O Superior Tribunal de Justiça – STJ vem de fixar a tese 1198, segundo a qual, “Constatados indícios de litigância abusiva, o juiz pode exigir, de modo fundamentado e com observância à razoabilidade do caso concreto a emenda da peça inicial, a fim de demonstrar o interesse de agir e a autenticidade da postulação, respeitada as regras de distribuição do ônus da prova”.

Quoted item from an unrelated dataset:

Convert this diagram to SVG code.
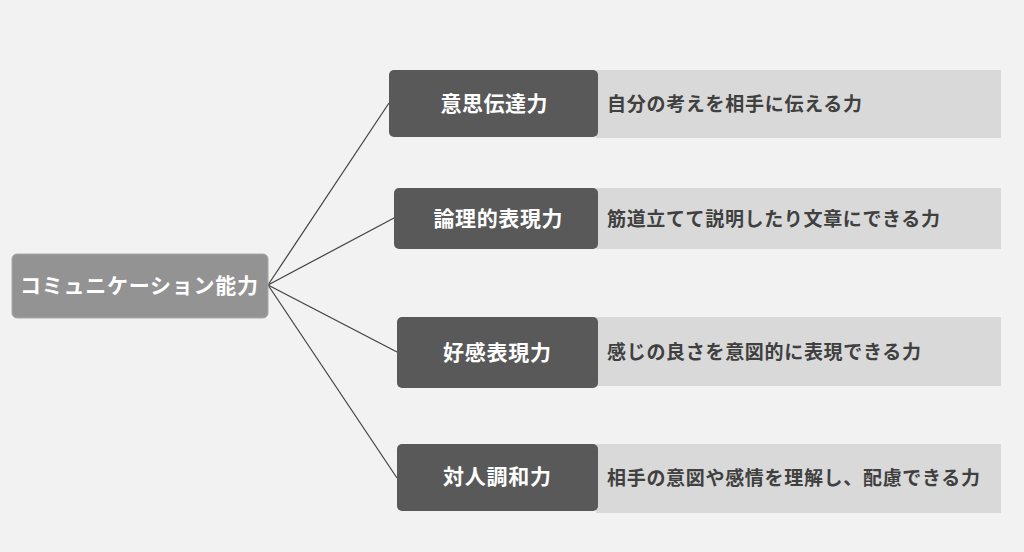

Reconhece-se, sem dúvida, algum avanço no tratamento que se deve dar à figura da “litigância abusiva”, que muitos ainda insistem chamar de “litigância predatória”, quando essas denominações são ambas impróprias, porque se realmente se tratasse de uma litigância “abusiva”, teríamos que admitir que o direito de ação existe, mas que estaria a ser exercido para além de sua finalidade, o que não justificaria o demasiado rigor de fazê-la extinta anormalmente (ou seja, sem a resolução do mérito da pretensão). E quanto à denominação “litigância predatória”, remetemos o leitor ao que escrevemos aqui acerca do tema, quando observamos que o que fica claro é que o substituir a emblemática expressão “predatória” por “abusiva” tem a única finalidade de diminuir a carga de negatividade que aquela palavra havia gerado na comunidade jurídica e na opinião pública em geral, que haviam interpretado a “litigância predatória” como um estratagema pelo qual se estava em verdade a suprimir dos consumidores o direito de ação, constitucionalmente reconhecido.
Mas, como dito, a novel tese fixada pelo STJ traz algum avanço, ao estabelecer critérios, digamos, objetivos, com o que busca impedir que se faça extinguir uma ação apenas por uma mera suspeita, ao impor ao juiz explicite, de modo fundamentado, por qual razão concreta está a presumir se trate de um caso em que possa haver “litigância abusiva”.
Mas que é isto, pois, de “litigância abusiva”? Sempre que se pensa nesse tema, supõe-se que se trate de uma ação que não deveria ter sido promovida, porque aquilo que ela faz parecer não é em realidade. Esta é de fato uma boa definição, mas com ela não ficamos a saber, com segurança, de que maneira podemos identificar e reconhecer a “litigância abusiva”, e essa indefinição nos coloca sob o risco de suspeitar além de um justo limite, e com isso fazer extinta ações que, conquanto pudessem ter a aparência de “litigância abusiva”, são verdadeiras e legítimas ações. Há algo aí que nos faz lembrar de KAFKA e de sua obra “O Processo”, escrita sob o impacto da Primeira Guerra Mundial. Falaremos disso mais adiante.
A novel tese fixada pelo STJ possui, sem dúvida, o mérito de querer encontrar algum critério objetivo pelo qual os juízes possam ser orientar com segurança, e nesse querer já está um grande avanço, mas infelizmente esse é o único avanço.
Com efeito, a tese acaba por trazer novos problemas, como o relacionar a “litigância abusiva” ao interesse de agir, quando essa relação não existe. Lembremos que o interesse de agir, segundo a melhor doutrina, consiste no reconhecer, “in status assertionis”, ou seja, em um plano de cognição bastante limitado, que a tutela jurisdicional pleiteada é necessária diante das circunstâncias colocadas pelo autor na petição inicial do processo, e que, além de necessária, ser-lhe-á util se, ao cabo, a sentença lhe for favorável. O interesse de agir também exige ainda que exista uma adequação instrumental entre o provimento jurisdicional e o bem da vida pleiteado no processo. Como, pois, impor ao autor demonstre possuir o interesse de agir para além daquilo que é comum exigir para qualquer situação, sob o risco de ver a sua demanda qualificada como “litigância abusiva”?
E o que se deve entender quando a tese fala em que o autor deve comprovar a “autenticidade da postulação”? Deve comprovar que ele autor é mesmo o autor, que o réu é mesmo o réu, e, quem sabe se, no limite, o juiz, ele próprio, não possa exigir que o autor comprove que o juiz é mesmo o juiz, em um cenário que talvez KAFKA pudesse ter se utilizado como exemplo de como o processo pode se tornar “kafkiano” demais, bastando tornar inacessível o acesso à justiça, conquanto diga que esse acesso está ali aberto a todos.